* **OBJECTIVE**
Print only the lines from the top of the data through the line with "20, 17, 0];", both included, skipping every picture.

* **TASK DATA**
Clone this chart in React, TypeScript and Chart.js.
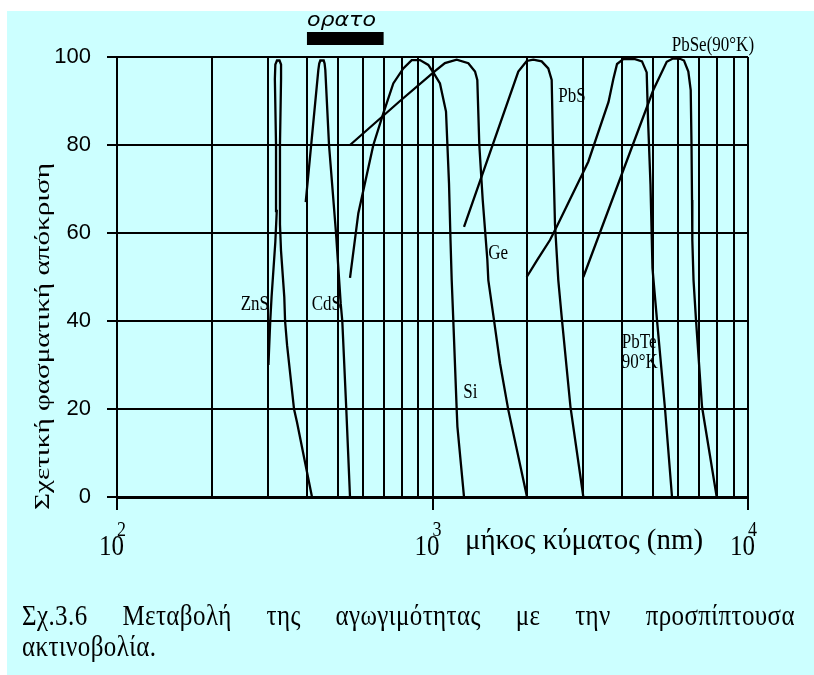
import { useEffect, useRef } from 'react';
import { Chart, registerables } from 'chart.js';

Chart.register(...registerables);

// Relative spectral response (%) of photoconductive materials vs wavelength (nm)
const ZNS_NM = [302, 306, 309, 317.6, 320.9, 319.2, 316.5, 317.6, 321.4, 327.4, 331.1, 331.1, 328.5, 328.5, 331, 339, 341, 346, 364, 372, 415];
const ZNS_RESP = [30, 40, 45.5, 58, 65, 80, 95, 98.3, 99.2, 99.2, 98.3, 95, 80, 62, 56, 45.5, 40, 34.5, 20, 17, 0];

const CDS_NM = [396.4, 434.6, 437.5, 441, 452, 455, 457.4, 469.9, 494.5, 511.7, 517.7, 533, 547.7];
const CDS_RESP = [67, 97, 98.5, 99.2, 99.2, 98.5, 97, 80, 60, 44, 40, 20, 0];

const SI_NM = [547.7, 582, 649.3, 698.3, 751.2, 808.1, 859.2, 912.7, 970, 1018, 1056, 1103.6, 1128, 1140.4, 1150.4, 1163.9, 1193.2, 1199.3, 1258.6];
const SI_RESP = [49.8, 64.5, 80, 87.2, 94, 97.4, 99.3, 99.3, 98.2, 95.9, 94, 87.6, 71.3, 58.4, 49.3, 40.2, 19.8, 16, 0];

const GE_NM = [547.7, 788.8, 1018, 1095, 1193.2, 1298.9, 1364, 1386.8, 1407.2, 1442.7, 1491.9, 1502.8, 1566.6, 1636.8, 1738.7, 1993.4];
const GE_RESP = [80, 90, 96.8, 98.6, 99.4, 98.6, 96.7, 94.8, 80, 67.5, 54, 49.3, 40.2, 30.4, 19.8, 0];

const PBS_NM = [1258.6, 1870.4, 1989, 2086.9, 2218.5, 2328, 2386.5, 2409.3, 2444.7, 2504.3, 2573, 2737, 3006.7];
const PBS_RESP = [61.4, 96.7, 99.1, 99.4, 99, 97.4, 94.8, 80, 62, 49.3, 40.2, 20.5, 0];

const PBTE_NM = [1989, 2148.3, 2357.1, 2475.2, 2993.4, 3117.3, 3613.7, 3742.6, 3845, 4025.9, 4384.7, 4613.2, 4774.2, 4819.7, 4908.5, 4980.6, 5017.2, 5147, 5458, 5743.1];
const PBTE_RESP = [50, 53.9, 58.4, 61.4, 73.6, 76.2, 89.8, 95, 98.4, 99.5, 99.5, 99, 96.5, 86, 71, 52, 49.3, 40.2, 20, 0];

const PBSE_NM = [3006.7, 5009.9, 5526.2, 5797.8, 6087.9, 6268.5, 6469.7, 6583.2, 6621.8, 6646.1, 6660.6, 6719.3, 6842.8, 7148.9, 7958.3];
const PBSE_RESP = [50, 92.5, 98.9, 99.7, 99.6, 99.2, 96.7, 92.5, 80, 67.5, 58.4, 49.3, 40.2, 20.5, 0];

// Visible band marker (nm) drawn just above the plot
const VISIBLE_NM = [400, 700];
const VISIBLE_LEVEL = 104.2;

// Vertical grid at every 1..9 x 10^n
const GRID_NM = [100, 200, 300, 400, 500, 600, 700, 800, 900, 1000, 2000, 3000, 4000, 5000, 6000, 7000, 8000, 9000, 10000];
const DECADES = [100, 1000, 10000];

// Curve name tags, anchored in data coordinates (left edge, baseline)
const CURVE_TAGS = [
  { text: 'ZnS', nm: 246.6, resp: 42.5 },
  { text: 'CdS', nm: 414.2, resp: 42.5 },
  { text: 'Si', nm: 1252, resp: 22.4 },
  { text: 'Ge', nm: 1503, resp: 54.1 },
  { text: 'PbS', nm: 2504, resp: 89.7 },
  { text: 'PbTe', nm: 3979, resp: 33.8 },
  { text: '90°K', nm: 3979, resp: 29.3 },
  { text: 'PbSe(90°K)', nm: 5730, resp: 101.4 },
];

const SERIF = '"Liberation Serif", "Times New Roman", serif';
const STRETCH_Y = 1.2;

const pts = (xs: number[], ys: number[]) => xs.map((x, i) => ({ x, y: ys[i] }));

function drawText(
  ctx: CanvasRenderingContext2D,
  text: string,
  x: number,
  y: number,
  font: string,
  align: CanvasTextAlign,
  sy: number,
  fitWidth?: number,
) {
  ctx.save();
  ctx.font = font;
  ctx.textAlign = align;
  ctx.textBaseline = 'alphabetic';
  ctx.fillStyle = '#000';
  const sx = fitWidth ? fitWidth / ctx.measureText(text).width : 1;
  ctx.translate(x, y);
  ctx.scale(sx, sy);
  ctx.fillText(text, 0, 0);
  ctx.restore();
}

const textPlugin = {
  id: 'figureText',
  afterDraw(chart: any) {
    const ctx: CanvasRenderingContext2D = chart.ctx;
    const xs = chart.scales.x;
    const ys = chart.scales.y;

    // decade labels 10^n
    DECADES.forEach((v) => {
      const px = xs.getPixelForValue(v);
      drawText(ctx, '10', px - 5.5, 555, `25px ${SERIF}`, 'center', STRETCH_Y);
      drawText(ctx, String(Math.round(Math.log10(v))), px, 536, `18px ${SERIF}`, 'left', STRETCH_Y);
    });

    // axis titles
    drawText(ctx, 'μήκος κύματος (nm)', 465, 549, `24px ${SERIF}`, 'left', 1.25, 238);
    ctx.save();
    ctx.translate(49.3, 336.5);
    ctx.rotate(-Math.PI / 2);
    ctx.font = `22px ${SERIF}`;
    ctx.textAlign = 'center';
    ctx.textBaseline = 'alphabetic';
    ctx.fillStyle = '#000';
    const t = 'Σχετική φασματική απόκριση';
    ctx.scale(347 / ctx.measureText(t).width, 1);
    ctx.fillText(t, 0, 0);
    ctx.restore();

    // visible band caption
    const vx = xs.getPixelForValue(VISIBLE_NM[0]);
    drawText(ctx, 'ορατο', vx, 25.7, 'italic 16px "DejaVu Sans"', 'left', STRETCH_Y, 69);

    // curve names
    CURVE_TAGS.forEach((tag) => {
      drawText(ctx, tag.text, xs.getPixelForValue(tag.nm), ys.getPixelForValue(tag.resp), `17px ${SERIF}`, 'left', STRETCH_Y);
    });
  },
};

const curve = (label: string, xs: number[], ys: number[]) => ({
  label,
  data: pts(xs, ys),
  showLine: true,
  borderColor: '#000',
  borderWidth: 2.3,
  pointRadius: 0,
  tension: 0,
  fill: false,
});

export default function App() {
  const ref = useRef<HTMLCanvasElement>(null);

  useEffect(() => {
    const chart = new Chart(ref.current!, {
      type: 'scatter',
      data: {
        datasets: [
          curve('ZnS', ZNS_NM, ZNS_RESP),
          curve('CdS', CDS_NM, CDS_RESP),
          curve('Si', SI_NM, SI_RESP),
          curve('Ge', GE_NM, GE_RESP),
          curve('PbS', PBS_NM, PBS_RESP),
          curve('PbTe', PBTE_NM, PBTE_RESP),
          curve('PbSe', PBSE_NM, PBSE_RESP),
          {
            label: 'ορατο',
            data: VISIBLE_NM.map((x) => ({ x, y: VISIBLE_LEVEL })),
            showLine: true,
            borderColor: '#000',
            borderWidth: 13,
            borderCapStyle: 'butt',
            pointRadius: 0,
            clip: false,
          } as any,
        ],
      },
      options: {
        responsive: false,
        devicePixelRatio: 1,
        animation: false,
        events: [],
        layout: { padding: { left: 0, top: 57, right: 66, bottom: 165 } },
        plugins: { legend: { display: false }, tooltip: { enabled: false }, title: { display: false } },
        scales: {
          x: {
            type: 'logarithmic',
            min: 100,
            max: 10000,
            afterBuildTicks: (scale: any) => {
              scale.ticks = GRID_NM.map((value) => ({ value, major: DECADES.includes(value) }));
            },
            afterFit: (scale: any) => {
              scale.height = 13;
            },
            ticks: { display: false },
            grid: {
              color: '#000',
              lineWidth: 2,
              tickLength: 13,
              tickWidth: 2,
              tickColor: (c: any) => (c.tick && DECADES.includes(c.tick.value) ? '#000' : 'rgba(0,0,0,0)'),
            },
            border: { color: '#000', width: 3 },
          },
          y: {
            min: 0,
            max: 100,
            afterFit: (scale: any) => {
              scale.width = 117;
            },
            ticks: {
              stepSize: 20,
              color: '#000',
              padding: 16,
              font: { family: '"Liberation Sans", Arial, sans-serif', size: 22 },
            },
            grid: { color: '#000', lineWidth: 2, tickLength: 10, tickWidth: 2 },
            border: { color: '#000', width: 2 },
          },
        },
      },
      plugins: [textPlugin],
    } as any);
    return () => chart.destroy();
  }, []);

  const captionStyle: React.CSSProperties = {
    position: 'absolute',
    left: 22,
    width: 773,
    fontFamily: '"Liberation Serif", "Times New Roman", serif',
    fontSize: 25,
    letterSpacing: '0.4px',
    lineHeight: '25px',
    color: '#000',
    transform: 'scaleY(1.22)',
    transformOrigin: 'left top',
    margin: 0,
  };

  return (
    <div style={{ position: 'fixed', left: 0, top: 0, width: 814, height: 675, background: '#fff', overflow: 'hidden' }}>
      <div style={{ position: 'absolute', left: 7, top: 11, right: 0, bottom: 0, background: '#CCFFFF' }} />
      <canvas
        ref={ref}
        width={814}
        height={675}
        style={{ position: 'absolute', left: 0, top: 0, width: 814, height: 675 }}
      />
      <div style={{ ...captionStyle, top: 599, textAlign: 'justify', textAlignLast: 'justify' }}>
        Σχ.3.6 Μεταβολή της αγωγιμότητας με την προσπίπτουσα
      </div>
      <div style={{ ...captionStyle, top: 630, textAlign: 'left' }}>ακτινοβολία.</div>
    </div>
  );
}
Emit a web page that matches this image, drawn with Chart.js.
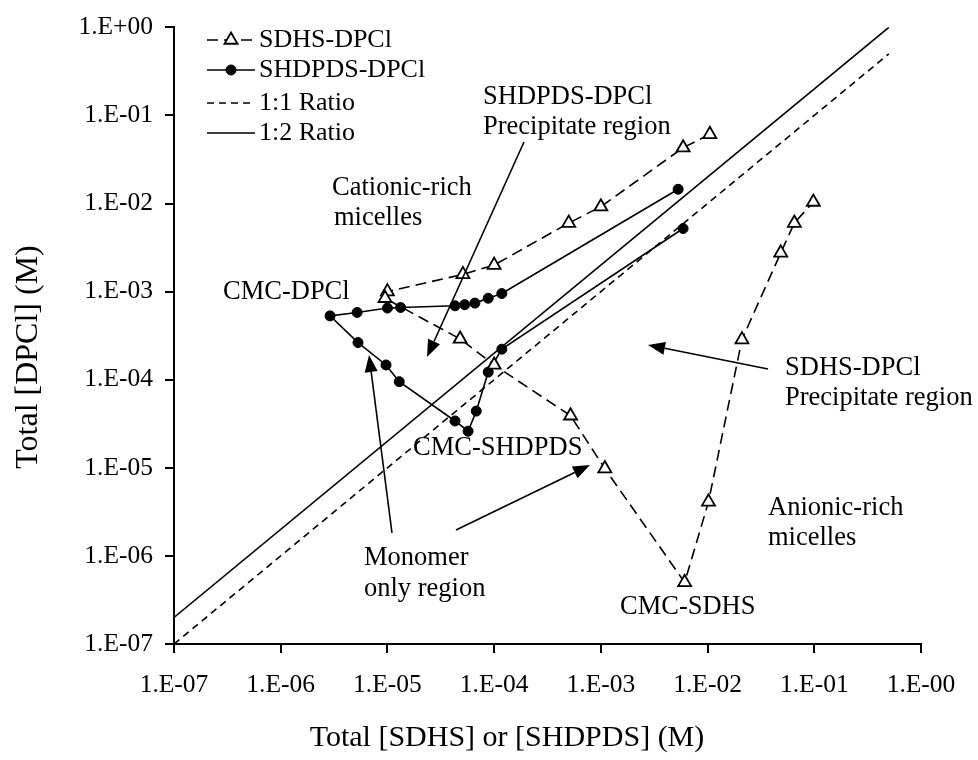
<!DOCTYPE html>
<html><head><meta charset="utf-8">
<script src="https://cdn.jsdelivr.net/npm/chart.js@4/dist/chart.umd.min.js"></script>
<style>html,body{margin:0;padding:0;background:#fff;}</style>
</head><body>
<canvas id="c" width="978" height="760"></canvas>
<script>
// ---- data ----
const sdhsX = [1.05e-2, 5.9e-3, 1.0e-3, 5.0e-4, 1.0e-4, 5.1e-5, 1.0e-5, 9.5e-6, 4.8e-5, 1.0e-4, 5.2e-4, 1.09e-3, 6.1e-3, 1.02e-2, 2.1e-2, 4.85e-2, 6.5e-2, 9.8e-2];
const sdhsY = [6.1e-2, 4.3e-2, 9.2e-3, 6.0e-3, 2.0e-3, 1.57e-3, 1.0e-3, 8.4e-4, 2.9e-4, 1.47e-4, 3.9e-5, 9.8e-6, 5.0e-7, 4.1e-6, 2.85e-4, 2.75e-3, 6.0e-3, 1.04e-2];
const shdpdsX = [5.3e-3, 1.18e-4, 8.8e-5, 6.6e-5, 5.3e-5, 4.3e-5, 1.33e-5, 1.0e-5, 5.2e-6, 2.9e-6, 5.3e-6, 9.7e-6, 1.29e-5, 4.3e-5, 5.7e-5, 6.8e-5, 8.8e-5, 1.18e-4, 5.9e-3];
const shdpdsY = [1.45e-2, 9.5e-4, 8.4e-4, 7.4e-4, 7.1e-4, 6.9e-4, 6.6e-4, 6.5e-4, 5.8e-4, 5.3e-4, 2.64e-4, 1.47e-4, 9.5e-5, 3.4e-5, 2.6e-5, 4.4e-5, 1.22e-4, 2.22e-4, 5.2e-3];
const ratio11X = [1e-7, 0.5];
const ratio11Y = [1e-7, 0.5];
const ratio12X = [1e-7, 0.5];
const ratio12Y = [2e-7, 1.0];
const tickValues = [1e-7, 1e-6, 1e-5, 1e-4, 1e-3, 1e-2, 1e-1, 1];
const xTickLabels = ['1.E-07','1.E-06','1.E-05','1.E-04','1.E-03','1.E-02','1.E-01','1.E-00'];
const yTickLabels = ['1.E-07','1.E-06','1.E-05','1.E-04','1.E-03','1.E-02','1.E-01','1.E+00'];
const seriesNames = ['SDHS-DPCl','SHDPDS-DPCl','1:1 Ratio','1:2 Ratio'];
const xTitle = 'Total [SDHS] or [SHDPDS] (M)';
const yTitle = 'Total [DPCl] (M)';

const pts = (xs, ys) => xs.map((x, i) => ({x: x, y: ys[i]}));
const FONT = 'Liberation Serif, Times New Roman, serif';
Chart.defaults.color = '#000';
Chart.defaults.font.family = FONT;

const tickIndex = v => Math.round(Math.log10(v)) + 7;

const annotations = {
  id: 'annotations',
  afterDraw(chart) {
    const ctx = chart.ctx;
    ctx.save();
    ctx.fillStyle = '#000';
    ctx.strokeStyle = '#000';
    ctx.textBaseline = 'middle';
    ctx.textAlign = 'left';
    ctx.font = '26.5px ' + FONT;
    const texts = [
      ['SHDPDS-DPCl', 483, 97], ['Precipitate region', 483, 127],
      ['Cationic-rich', 332, 188], ['micelles', 334, 218],
      ['CMC-DPCl', 223, 292],
      ['CMC-SHDPDS', 413, 448],
      ['Monomer', 364, 558], ['only region', 364, 589],
      ['SDHS-DPCl', 785, 368], ['Precipitate region', 785, 398],
      ['Anionic-rich', 768, 508], ['micelles', 768, 538],
      ['CMC-SDHS', 620, 607]
    ];
    texts.forEach(t => ctx.fillText(t[0], t[1], t[2]));

    const arrow = (x1, y1, x2, y2) => {
      const a = Math.atan2(y2 - y1, x2 - x1);
      const L = 17, W = 6.5;
      const bx = x2 - L * Math.cos(a), by = y2 - L * Math.sin(a);
      ctx.lineWidth = 1.6;
      ctx.setLineDash([]);
      ctx.beginPath(); ctx.moveTo(x1, y1); ctx.lineTo(bx, by); ctx.stroke();
      ctx.beginPath();
      ctx.moveTo(x2, y2);
      ctx.lineTo(bx + W * Math.sin(a), by - W * Math.cos(a));
      ctx.lineTo(bx - W * Math.sin(a), by + W * Math.cos(a));
      ctx.closePath(); ctx.fill();
    };
    arrow(524, 142, 427, 357);
    arrow(392, 533, 369, 355);
    arrow(456, 530, 590, 465);
    arrow(768, 369, 648, 345);

    // legend
    const rows = [40, 70, 103, 133];
    chart.data.datasets.forEach((ds, i) => {
      const y = rows[i];
      ctx.lineWidth = ds.borderWidth;
      ctx.strokeStyle = '#000';
      ctx.setLineDash(ds.borderDash || []);
      ctx.beginPath(); ctx.moveTo(207, y); ctx.lineTo(255, y); ctx.stroke();
      ctx.setLineDash([]);
      if (ds.pointRadius > 0) {
        ctx.fillStyle = ds.pointBackgroundColor;
        ctx.strokeStyle = ds.pointBorderColor;
        ctx.lineWidth = ds.pointBorderWidth;
        ctx.beginPath();
        if (ds.pointStyle === 'triangle') {
          const r = ds.pointRadius;
          let rad = 0;
          ctx.moveTo(231 + Math.sin(rad) * r, y - Math.cos(rad) * r);
          rad += 2 * Math.PI / 3;
          ctx.lineTo(231 + Math.sin(rad) * r, y - Math.cos(rad) * r);
          rad += 2 * Math.PI / 3;
          ctx.lineTo(231 + Math.sin(rad) * r, y - Math.cos(rad) * r);
          ctx.closePath();
        } else {
          ctx.arc(231, y, ds.pointRadius, 0, Math.PI * 2);
        }
        ctx.fill(); ctx.stroke();
      }
      ctx.fillStyle = '#000';
      ctx.font = '26px ' + FONT;
      ctx.fillText(seriesNames[i], 259, y);
    });

    // axis titles
    ctx.font = '30px ' + FONT;
    ctx.textAlign = 'center';
    ctx.fillText(xTitle, 507, 738);
    ctx.font = '32px ' + FONT;
    ctx.translate(29, 357);
    ctx.rotate(-Math.PI / 2);
    ctx.fillText(yTitle, 0, 0);
    ctx.restore();
  }
};

new Chart(document.getElementById('c'), {
  type: 'scatter',
  data: {
    datasets: [
      { label: seriesNames[0], data: pts(sdhsX, sdhsY), showLine: true,
        borderColor: '#000', borderWidth: 1.6, borderDash: [11, 6],
        pointStyle: 'triangle', pointRadius: 7.5, pointBorderWidth: 1.8,
        pointBackgroundColor: '#fff', pointBorderColor: '#000' },
      { label: seriesNames[1], data: pts(shdpdsX, shdpdsY), showLine: true,
        borderColor: '#000', borderWidth: 1.6,
        pointStyle: 'circle', pointRadius: 5, pointBorderWidth: 1,
        pointBackgroundColor: '#000', pointBorderColor: '#000' },
      { label: seriesNames[2], data: pts(ratio11X, ratio11Y), showLine: true,
        borderColor: '#000', borderWidth: 1.6, borderDash: [7, 5], pointRadius: 0 },
      { label: seriesNames[3], data: pts(ratio12X, ratio12Y), showLine: true,
        borderColor: '#000', borderWidth: 1.6, pointRadius: 0 }
    ]
  },
  options: {
    responsive: false,
    animation: false,
    devicePixelRatio: 1,
    layout: { padding: { left: 0, right: 57, top: 20, bottom: 0 } },
    plugins: { legend: { display: false }, tooltip: { enabled: false } },
    elements: { line: { tension: 0 } },
    scales: {
      x: {
        type: 'logarithmic', position: 'bottom', min: 1e-7, max: 1,
        afterBuildTicks: s => { s.ticks = tickValues.map(v => ({ value: v, major: true })); },
        afterFit: s => { s.height = 116; },
        ticks: { callback: v => xTickLabels[tickIndex(v)], font: { size: 25.5, family: FONT }, color: '#000', padding: 17, maxRotation: 0, autoSkip: false },
        grid: { drawOnChartArea: false, drawTicks: true, tickLength: 9, color: '#000', lineWidth: 2 },
        border: { display: true, color: '#000', width: 2 }
      },
      y: {
        type: 'logarithmic', position: 'left', min: 1e-7, max: 1,
        afterBuildTicks: s => { s.ticks = tickValues.map(v => ({ value: v, major: true })); },
        afterFit: s => { s.width = 174; },
        ticks: { callback: v => yTickLabels[tickIndex(v)], font: { size: 25.5, family: FONT }, color: '#000', padding: 12, autoSkip: false },
        grid: { drawOnChartArea: false, drawTicks: true, tickLength: 9, color: '#000', lineWidth: 2 },
        border: { display: true, color: '#000', width: 2 }
      }
    }
  },
  plugins: [annotations]
});
</script>
</body></html>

* **COMPLETE RESPONSE**
Clone this chart in React, TypeScript and Chart.js.
import { useEffect, useRef } from 'react';
import { Chart, registerables } from 'chart.js';

Chart.register(...registerables);

// Relative spectral response (%) of photoconductive materials vs wavelength (nm)
const ZNS_NM = [302, 306, 309, 317.6, 320.9, 319.2, 316.5, 317.6, 321.4, 327.4, 331.1, 331.1, 328.5, 328.5, 331, 339, 341, 346, 364, 372, 415];
const ZNS_RESP = [30, 40, 45.5, 58, 65, 80, 95, 98.3, 99.2, 99.2, 98.3, 95, 80, 62, 56, 45.5, 40, 34.5, 20, 17, 0];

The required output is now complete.